Charts and diagrams as code
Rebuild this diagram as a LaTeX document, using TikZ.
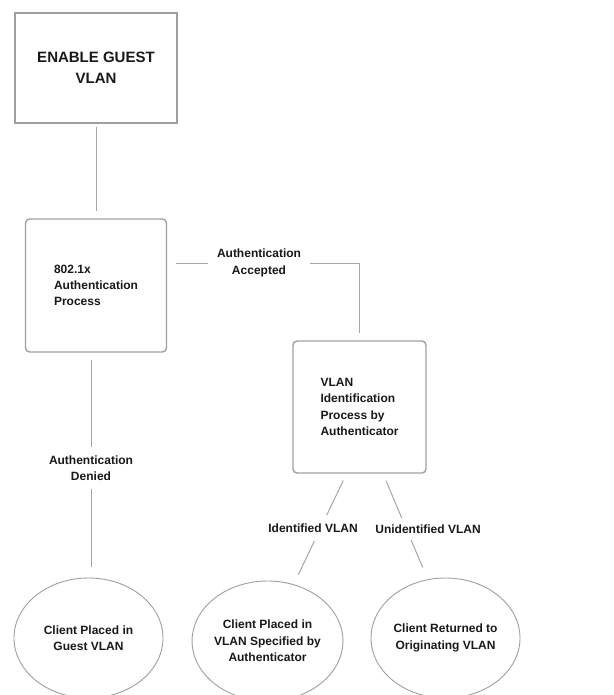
\documentclass[tikz,border=0pt]{standalone}
\usepackage{fontspec}
\setmainfont{Liberation Sans}
\usetikzlibrary{shapes.geometric,calc}

\begin{document}
\begin{tikzpicture}[
    x=1pt, y=-1pt,
    node font=\bfseries,
    box/.style={draw=gray!75, line width=1.4pt, text=black!90, inner sep=0pt},
    procbox/.style={box, rounded corners=4pt, font=\bfseries\fontsize{12}{16.3}\selectfont, align=left},
    result/.style={ellipse, draw=gray!75, line width=0.9pt, text=black!90, minimum width=149pt, minimum height=120pt, inner sep=0pt, font=\bfseries\fontsize{12}{16.3}\selectfont, align=center},
    link/.style={draw=gray!70, line width=1pt},
    lbl/.style={fill=white, text=black!90, font=\bfseries\fontsize{12}{16.3}\selectfont, align=center, inner xsep=2pt, inner ysep=8pt},
]
\useasboundingbox (0,0) rectangle (613,695);

% === Process boxes ===
\node[box, minimum width=162pt, minimum height=110pt, align=center,
      font=\bfseries\fontsize{15}{21}\selectfont] (guestbox) at (96,68) {ENABLE GUEST\\VLAN};
\node[procbox, minimum width=141pt, minimum height=133pt] (authproc) at (96,285.5)
    {802.1x\\Authentication\\Process};
\node[procbox, minimum width=133pt, minimum height=132pt] (vlanid) at (359.5,407)
    {VLAN\\Identification\\Process by\\Authenticator};

% === Outcomes ===
\node[result] (inguest) at (88.5,638) {Client Placed in\\Guest VLAN};
\node[result] (invlan) at (267.5,641) {Client Placed in\\VLAN Specified by\\Authenticator};
\node[result] (backorig) at (445.5,638) {Client Returned to\\Originating VLAN};

% === Connectors ===
\draw[link, shorten <=3pt, shorten >=7pt] (guestbox.south) -- (guestbox.south |- authproc.north);
\draw[link, shorten <=9pt, shorten >=7pt] ([yshift=22.5pt]authproc.east) -| (vlanid.north);
\draw[link, shorten <=7pt, shorten >=11pt] ([xshift=-5pt]authproc.south) -- ([xshift=-5pt]authproc.south |- inguest.north);
\draw[link, shorten <=7.5pt, shorten >=6.5pt] ([xshift=-13pt]vlanid.south) -- ([xshift=28pt]invlan.north);
\draw[link, shorten <=7.5pt, shorten >=11pt] ([xshift=23.5pt]vlanid.south) -- ([xshift=-18.5pt]backorig.north);

% Labels on the connectors
\node[lbl, inner xsep=9pt, inner ysep=2pt] (acclbl) at (259,263) {Authentication\\Accepted};
\node[lbl] (denlbl) at (91,468) {Authentication\\Denied};
\node[lbl, inner ysep=9pt] (idlbl) at (313,528) {Identified VLAN};
\node[lbl, inner ysep=7pt] (unidlbl) at (428,529) {Unidentified VLAN};

\end{tikzpicture}
\end{document}
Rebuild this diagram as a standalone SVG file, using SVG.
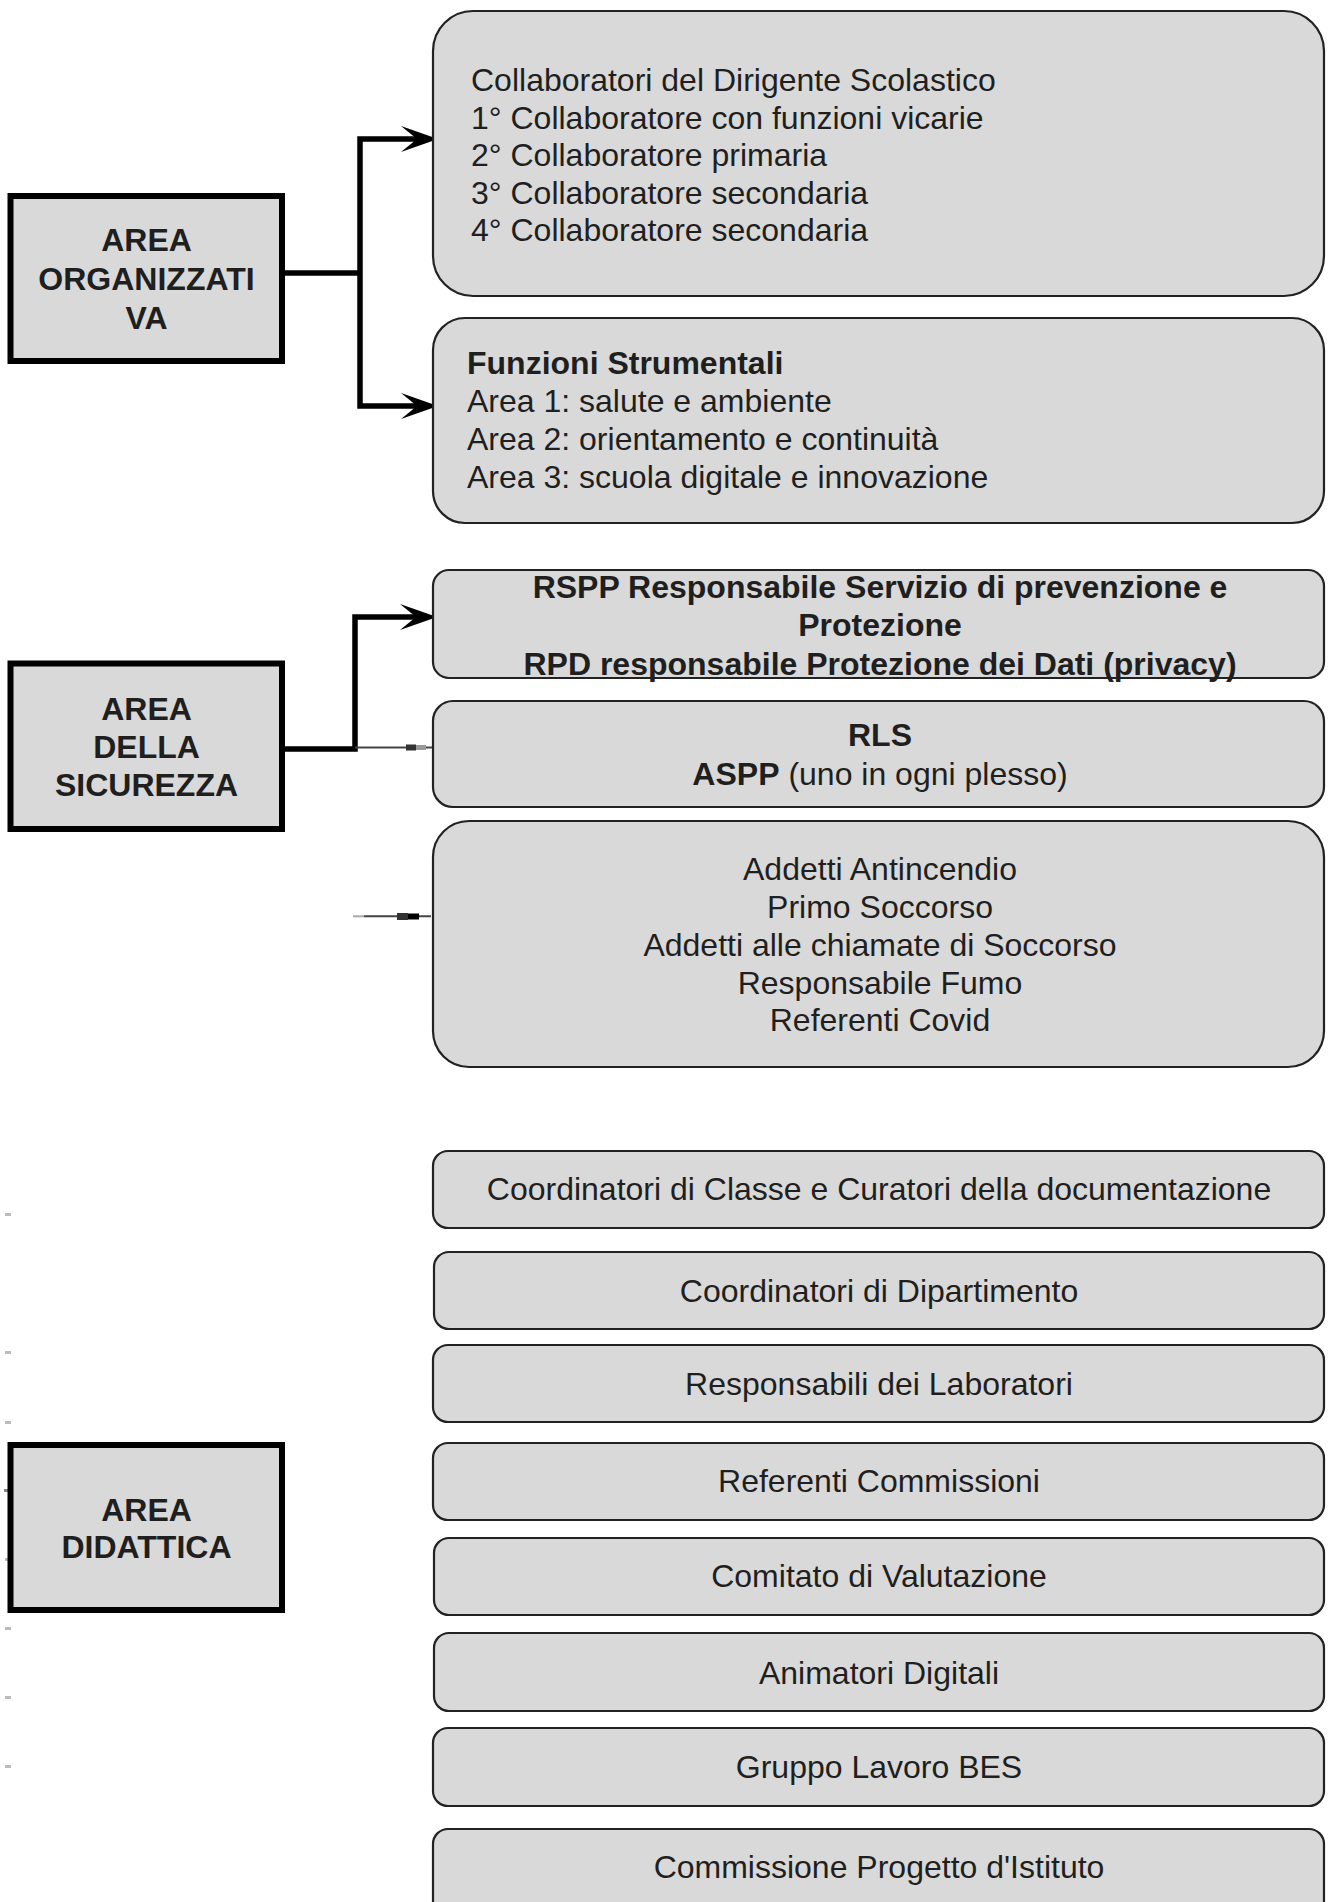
<svg xmlns="http://www.w3.org/2000/svg" width="1330" height="1902" viewBox="0 0 1330 1902">
<style>
.bg{fill:#ffffff}
.area{fill:#d9d9d9;stroke:#000;stroke-width:6}
.node{fill:#d9d9d9;stroke:#222;stroke-width:2.2}
.t{font-family:"Liberation Sans",Arial,sans-serif;font-size:32px;fill:#1f1f1f}
.b{font-weight:bold}
.c{text-anchor:middle}
.thick{fill:none;stroke:#000;stroke-width:5.5;stroke-linejoin:miter}
.thin{fill:none;stroke:#444;stroke-width:2}
.dot{fill:#bbbbbb}
</style>
<defs>
<marker id="arr" markerUnits="userSpaceOnUse" viewBox="0 0 37 26" refX="16" refY="13" markerWidth="37" markerHeight="26" orient="auto">
<path d="M0,0 L37,13 L0,26 L16,13 Z" fill="#000"/>
</marker>
</defs>
<rect class="bg" x="0" y="0" width="1330" height="1902"/>

<g id="connectors">
<path class="thick" d="M285,273 H360"/>
<path class="thick" d="M360,273 V139 H417" marker-end="url(#arr)"/>
<path class="thick" d="M360,273 V406 H417" marker-end="url(#arr)"/>
<path class="thick" d="M285,749 H355 V617 H416" marker-end="url(#arr)"/>
<path class="thin" d="M355,747.5 H433"/>
<rect x="406" y="744.5" width="10" height="6" fill="#333"/>
<rect x="416" y="745" width="10" height="5" fill="#999"/>
<path class="thin" d="M364,916.3 H431"/>
<rect x="353" y="915.3" width="11" height="2" fill="#aaa"/>
<rect x="397" y="913" width="11" height="7" fill="#333"/>
<rect x="408" y="913.5" width="11" height="6" fill="#000"/>
</g>

<g id="area-organizzativa">
<rect class="area" x="10.5" y="196" width="271.5" height="165"/>
<text class="t b c" x="146.5" y="251">AREA</text>
<text class="t b c" x="146.5" y="290">ORGANIZZATI</text>
<text class="t b c" x="146.5" y="329">VA</text>
</g>

<g id="collaboratori">
<rect class="node" x="433" y="11" width="891" height="285" rx="40" ry="40"/>
<text class="t" x="471" y="91">Collaboratori del Dirigente Scolastico</text>
<text class="t" x="471" y="128.5">1° Collaboratore con funzioni vicarie</text>
<text class="t" x="471" y="166">2° Collaboratore primaria</text>
<text class="t" x="471" y="203.5">3° Collaboratore secondaria</text>
<text class="t" x="471" y="241">4° Collaboratore secondaria</text>
</g>

<g id="funzioni-strumentali">
<rect class="node" x="433" y="318" width="891" height="205" rx="32" ry="32"/>
<text class="t b" x="467" y="374">Funzioni Strumentali</text>
<text class="t" x="467" y="412">Area 1: salute e ambiente</text>
<text class="t" x="467" y="450">Area 2: orientamento e continuità</text>
<text class="t" x="467" y="488">Area 3: scuola digitale e innovazione</text>
</g>

<g id="area-sicurezza">
<rect class="area" x="10.5" y="663.5" width="271.5" height="165.5"/>
<text class="t b c" x="146.5" y="720">AREA</text>
<text class="t b c" x="146.5" y="758">DELLA</text>
<text class="t b c" x="146.5" y="796">SICUREZZA</text>
</g>

<g id="rspp">
<rect class="node" x="433" y="570" width="891" height="108" rx="16" ry="16"/>
<text class="t b c" x="880" y="598">RSPP Responsabile Servizio di prevenzione e</text>
<text class="t b c" x="880" y="636">Protezione</text>
<text class="t b c" x="880" y="675">RPD responsabile Protezione dei Dati (privacy)</text>
</g>

<g id="rls">
<rect class="node" x="433" y="701" width="891" height="106" rx="20" ry="20"/>
<text class="t b c" x="880" y="746">RLS</text>
<text class="t c" x="880" y="784.5"><tspan class="b">ASPP</tspan> (uno in ogni plesso)</text>
</g>

<g id="addetti">
<rect class="node" x="433" y="821" width="891" height="246" rx="36" ry="36"/>
<text class="t c" x="880" y="880">Addetti Antincendio</text>
<text class="t c" x="880" y="918">Primo Soccorso</text>
<text class="t c" x="880" y="956">Addetti alle chiamate di Soccorso</text>
<text class="t c" x="880" y="993.5">Responsabile Fumo</text>
<text class="t c" x="880" y="1031">Referenti Covid</text>
</g>

<g id="dots">
<rect class="dot" x="5" y="1213" width="6" height="3"/>
<rect class="dot" x="5" y="1351" width="6" height="3"/>
<rect class="dot" x="5" y="1421" width="6" height="3"/>
<rect x="4" y="1489" width="7" height="3" fill="#888"/>
<rect class="dot" x="5" y="1558" width="6" height="3"/>
<rect class="dot" x="5" y="1627" width="6" height="3"/>
<rect class="dot" x="5" y="1696" width="6" height="3"/>
<rect class="dot" x="5" y="1765" width="6" height="3"/>
</g>

<g id="area-didattica">
<rect class="area" x="10.5" y="1445" width="271.5" height="165"/>
<text class="t b c" x="146.5" y="1521">AREA</text>
<text class="t b c" x="146.5" y="1558">DIDATTICA</text>
</g>

<g id="coordinatori-classe">
<rect class="node" x="433" y="1151" width="891" height="77" rx="15" ry="15"/>
<text class="t c" x="879" y="1200">Coordinatori di Classe e Curatori della documentazione</text>
</g>
<g id="coordinatori-dipartimento">
<rect class="node" x="434" y="1252" width="890" height="77" rx="15" ry="15"/>
<text class="t c" x="879" y="1301.5">Coordinatori di Dipartimento</text>
</g>
<g id="responsabili-laboratori">
<rect class="node" x="433" y="1345" width="891" height="77" rx="15" ry="15"/>
<text class="t c" x="879" y="1395">Responsabili dei Laboratori</text>
</g>
<g id="referenti-commissioni">
<rect class="node" x="433" y="1443" width="891" height="77" rx="15" ry="15"/>
<text class="t c" x="879" y="1491.5">Referenti Commissioni</text>
</g>
<g id="comitato-valutazione">
<rect class="node" x="434" y="1538" width="890" height="77" rx="15" ry="15"/>
<text class="t c" x="879" y="1586.5">Comitato di Valutazione</text>
</g>
<g id="animatori-digitali">
<rect class="node" x="434" y="1633" width="890" height="78" rx="15" ry="15"/>
<text class="t c" x="879" y="1684">Animatori Digitali</text>
</g>
<g id="gruppo-bes">
<rect class="node" x="433" y="1728" width="891" height="78" rx="15" ry="15"/>
<text class="t c" x="879" y="1778">Gruppo Lavoro BES</text>
</g>
<g id="commissione-progetto">
<rect class="node" x="433" y="1829" width="891" height="90" rx="15" ry="15"/>
<text class="t c" x="879" y="1878">Commissione Progetto d'Istituto</text>
</g>
</svg>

- **WHAT YOU ARE ASKED TO DO**:
Without the pictures, repeat the entries above line by line, from the first through the one that contains "(0,0) rectangle (613,695);", both ends included.

- **FINISHED ANSWER**:
Rebuild this diagram as a LaTeX document, using TikZ.
\documentclass[tikz,border=0pt]{standalone}
\usepackage{fontspec}
\setmainfont{Liberation Sans}
\usetikzlibrary{shapes.geometric,calc}

\begin{document}
\begin{tikzpicture}[
    x=1pt, y=-1pt,
    node font=\bfseries,
    box/.style={draw=gray!75, line width=1.4pt, text=black!90, inner sep=0pt},
    procbox/.style={box, rounded corners=4pt, font=\bfseries\fontsize{12}{16.3}\selectfont, align=left},
    result/.style={ellipse, draw=gray!75, line width=0.9pt, text=black!90, minimum width=149pt, minimum height=120pt, inner sep=0pt, font=\bfseries\fontsize{12}{16.3}\selectfont, align=center},
    link/.style={draw=gray!70, line width=1pt},
    lbl/.style={fill=white, text=black!90, font=\bfseries\fontsize{12}{16.3}\selectfont, align=center, inner xsep=2pt, inner ysep=8pt},
]
\useasboundingbox (0,0) rectangle (613,695);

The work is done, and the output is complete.